Clark Hoyt, Public Editor of the New York Times, responded to the William Kristol kerfuffle in yesterday’s Times:

Of the nearly 700 messages I have received since Kristol’s selection was announced — more than half of them before he ever wrote a word for The Times — exactly one praised the choice….

This is a decision I would not have made. But it is not the end of the world. Everyone should take a deep breath and calm down. Safire was greeted with jeers and got off to a rocky start, calling Watergate “a tempest in a Teapot Dome” before eventually acknowledging that he had been “grandly, gloriously, egregiously wrong.” He went on to a distinguished, 32-year career at The Times and, agree or disagree with him, he was a compelling presence on the Op-Ed page.

INTERNAL MEMORANDUM

From: Human Resources

Re: Opening in Editorial Department: Public Editor/Ombudsman

The Editorial Board is commencing a search for a new Public Editor/Ombudsman. This position requires a minimum of ten hours per week in which the Public Editor reviews and addresses concerns and fields complaints from the paper’s readership regarding any particular story or any alleged breach of the newspaper’s journalistic standards.
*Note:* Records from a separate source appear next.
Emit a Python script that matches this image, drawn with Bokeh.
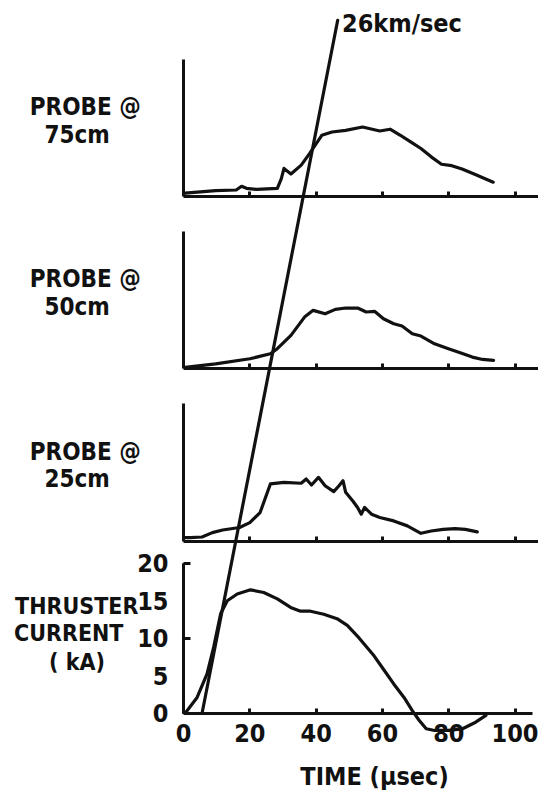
from bokeh.plotting import figure
from bokeh.models import Range1d, LinearAxis, FixedTicker, Label
from bokeh.embed import file_html
from bokeh.resources import INLINE

# ---------------- data ----------------
time_ticks = [0, 20, 40, 60, 80, 100]
probe_time_ticks = [20, 40, 60, 80, 100]
current_ticks = [0, 5, 10, 15, 20]
current_tickmarks = [10, 20]

probe_distances_cm = [75, 50, 25]
probe_names = ["75cm", "50cm", "25cm"]

probe75_t = [0.5, 9.7, 15.9, 17.5, 19.0, 22.0, 28.3, 29.5, 30.3, 32.4, 35.5, 38.0,
             41.7, 44.8, 48.9, 54.0, 59.2, 62.3, 65.4, 68.5, 71.6, 74.7, 77.8,
             80.9, 84.0, 88.0, 93.4]
probe75_v = [0.25, 0.43, 0.48, 0.75, 0.60, 0.53, 0.60, 1.30, 2.05, 1.64, 2.29, 3.13,
             4.46, 4.70, 4.82, 5.06, 4.77, 4.90, 4.46, 3.98, 3.50, 2.89, 2.35,
             2.25, 2.00, 1.60, 1.05]

probe50_t = [0.5, 9.7, 20.0, 26.2, 28.3, 32.4, 36.5, 39.1, 42.7, 45.8, 48.9, 52.5,
             55.1, 57.7, 60.3, 63.4, 65.9, 69.0, 71.6, 75.7, 79.9, 83.0, 87.1,
             90.2, 93.5]
probe50_v = [0.10, 0.36, 0.73, 1.09, 1.46, 2.43, 3.76, 4.25, 4.00, 4.32, 4.42, 4.42,
             4.13, 4.17, 3.64, 3.28, 3.11, 2.55, 2.38, 1.82, 1.46, 1.21, 0.85,
             0.68, 0.61]

probe25_t = [0.5, 2.0, 5.6, 8.7, 11.8, 16.9, 20.0, 23.1, 26.2, 30.3, 35.5, 37.0,
             38.6, 40.7, 42.7, 45.3, 46.9, 48.1, 48.9, 51.0, 52.5, 53.6, 54.6,
             56.7, 59.2, 63.4, 67.5, 71.6, 74.7, 78.3, 81.9, 85.0, 88.6]
probe25_v = [0.24, 0.24, 0.29, 0.61, 0.80, 0.98, 1.34, 2.07, 4.15, 4.27, 4.20, 4.51,
             4.07, 4.63, 4.02, 3.59, 4.02, 4.39, 3.54, 2.93, 2.44, 1.95, 2.44,
             1.95, 1.71, 1.46, 1.10, 0.56, 0.73, 0.85, 0.90, 0.85, 0.66]

current_t = [0.5, 4.1, 7.1, 9.1, 11.2, 13.2, 16.2, 20.2, 24.2, 28.3, 32.3, 35.3,
             38.3, 42.3, 46.3, 49.4, 53.0, 57.2, 60.3, 63.4, 66.5, 69.0, 71.1,
             73.2, 75.7, 79.9, 84.0, 88.1, 91.2]
current_ka = [0.0, 2.1, 5.25, 8.8, 13.25, 15.0, 15.9, 16.45, 16.1, 15.25, 14.1, 13.6,
              13.6, 13.2, 12.6, 11.7, 10.0, 7.8, 5.86, 3.9, 2.1, 0.35, -0.97,
              -2.07, -2.3, -2.3, -2.1, -1.2, -0.3]

# shock-front line: time (usec) vs distance (cm)
front_t = [5.6, 46.5]
front_d = [0.0, 100.6]
front_label = "26km/sec"

probe_series = {
    75: (probe75_t, probe75_v),
    50: (probe50_t, probe50_v),
    25: (probe25_t, probe25_v),
}

# ---------------- layout / style ----------------
FONT = "DejaVu Sans Condensed"
INK = "#111111"
W, H = 538, 798
ORIGIN_X = 183.0         # canvas x of time 0
PX_PER_US = 3.316
PX_PER_CM = 6.888
PX_PER_KA = 7.5
PX_PER_PROBE = 13.75
ZERO_PX = 712.7          # canvas y of distance 0 / current 0
PROBE_TOP = 10
PROBE_AXIS_END = 107.0
CURRENT_AXIS_END = 105.3


def make_range(zero_px, px_per_unit):
    # frame covers the whole canvas (no borders), so nothing gets clipped
    return Range1d(-(H - zero_px) / px_per_unit, zero_px / px_per_unit)


p = figure(width=W, height=H,
           x_range=Range1d(-ORIGIN_X / PX_PER_US, (W - ORIGIN_X) / PX_PER_US),
           y_range=make_range(ZERO_PX, PX_PER_CM),
           x_axis_type=None, y_axis_type=None,
           toolbar_location=None, output_backend="svg",
           min_border_left=0, min_border_right=0,
           min_border_top=0, min_border_bottom=0)
p.outline_line_color = None
p.background_fill_color = "white"
p.border_fill_color = "white"

p.extra_y_ranges["kA"] = make_range(ZERO_PX, PX_PER_KA)


def style_axis(ax):
    ax.axis_line_color = INK
    ax.axis_line_width = 3
    ax.major_tick_line_color = INK
    ax.major_tick_line_width = 3
    ax.minor_tick_line_color = None
    ax.major_label_text_font = FONT
    ax.major_label_text_font_style = "bold"
    ax.major_label_text_font_size = "25px"
    ax.major_label_text_color = INK


def label(text, x, y, rng="default", size="24px", align="center"):
    p.add_layout(Label(x=x, y=y, y_range_name=rng, text=text,
                       text_font=FONT, text_font_style="bold",
                       text_font_size=size, text_color=INK,
                       text_align=align, text_baseline="middle"))


# ---- probe panels ----
for d, name in zip(probe_distances_cm, probe_names):
    rn = f"p{d}"
    p.extra_y_ranges[rn] = make_range(ZERO_PX - d * PX_PER_CM, PX_PER_PROBE)
    t, v = probe_series[d]
    p.line(t, v, y_range_name=rn, line_color=INK, line_width=3.2,
           line_join="round", line_cap="round")

    xa = LinearAxis(y_range_name=rn, fixed_location=0, bounds=(0, PROBE_AXIS_END),
                    ticker=FixedTicker(ticks=probe_time_ticks))
    style_axis(xa)
    xa.major_tick_in = 5
    xa.major_tick_out = 0
    xa.major_label_text_color = None
    p.add_layout(xa, "below")

    ya = LinearAxis(y_range_name=rn, fixed_location=0, bounds=(0, PROBE_TOP),
                    ticker=FixedTicker(ticks=[]))
    style_axis(ya)
    ya.major_label_text_color = None
    p.add_layout(ya, "left")

    label("PROBE @", -29.6, 6.5, rn)
    label(name, -32.1, 4.5, rn)

# ---- thruster current panel ----
p.line(current_t, current_ka, y_range_name="kA", line_color=INK, line_width=3.2,
       line_join="round", line_cap="round")

bx = LinearAxis(y_range_name="kA", fixed_location=0, bounds=(0, CURRENT_AXIS_END),
                ticker=FixedTicker(ticks=time_ticks))
style_axis(bx)
bx.major_tick_in = 5
bx.major_tick_out = 0
bx.major_label_standoff = 11
p.add_layout(bx, "below")

by = LinearAxis(y_range_name="kA", fixed_location=0, bounds=(0, 20),
                ticker=FixedTicker(ticks=current_ticks))
style_axis(by)
by.major_tick_in = 0
by.major_tick_out = 0
by.major_label_standoff = 15
p.add_layout(by, "left")

bt = LinearAxis(y_range_name="kA", fixed_location=0, bounds=(0, 20),
                ticker=FixedTicker(ticks=current_tickmarks))
style_axis(bt)
bt.major_tick_in = 7
bt.major_tick_out = 0
bt.major_label_text_color = None
p.add_layout(bt, "left")

label("THRUSTER", -32.2, 14.25, "kA", size="23px")
label("CURRENT", -34.6, 10.7, "kA", size="23px")
label("( kA)", -32.1, 6.8, "kA", size="23px")
label("TIME (\u03bcsec)", 57.6, -8.5, "kA", size="25px")

# ---- velocity line ----
p.line(front_t, front_d, line_color=INK, line_width=3.2, line_cap="round")
label(front_label, front_t[-1] + 1.3, front_d[-1] - 0.4, size="25px", align="left")

open("out.html", "w").write(file_html(p, INLINE))
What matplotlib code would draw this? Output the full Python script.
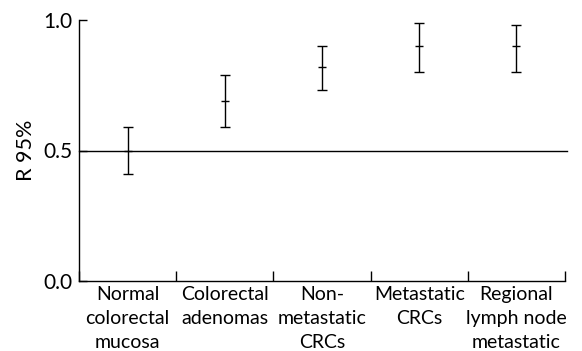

The ideal candidate must possess the following qualifications:

  • Minimum of 3 months of editorial experience
  • Working knowledge of Louise Hay self-help catalogue
  • Appreciation for cognitive dissonance
  • Ability to write in avuncular, yet condescending, tone
  • Healthy capacity for wishful thinking
  • Has immediate access to deep wells of justification and rationalization
  • Is intimately familiar with the lyrics to "Tomorrow" from the musical, "Annie"
  • Adept at toeing company line
  • Knowledge of the Chicago Manual of Style
  • Self-starter

Applications from within the company will be considered first. Please do not hesitate to contact HR with any questions you might have regarding your qualifications.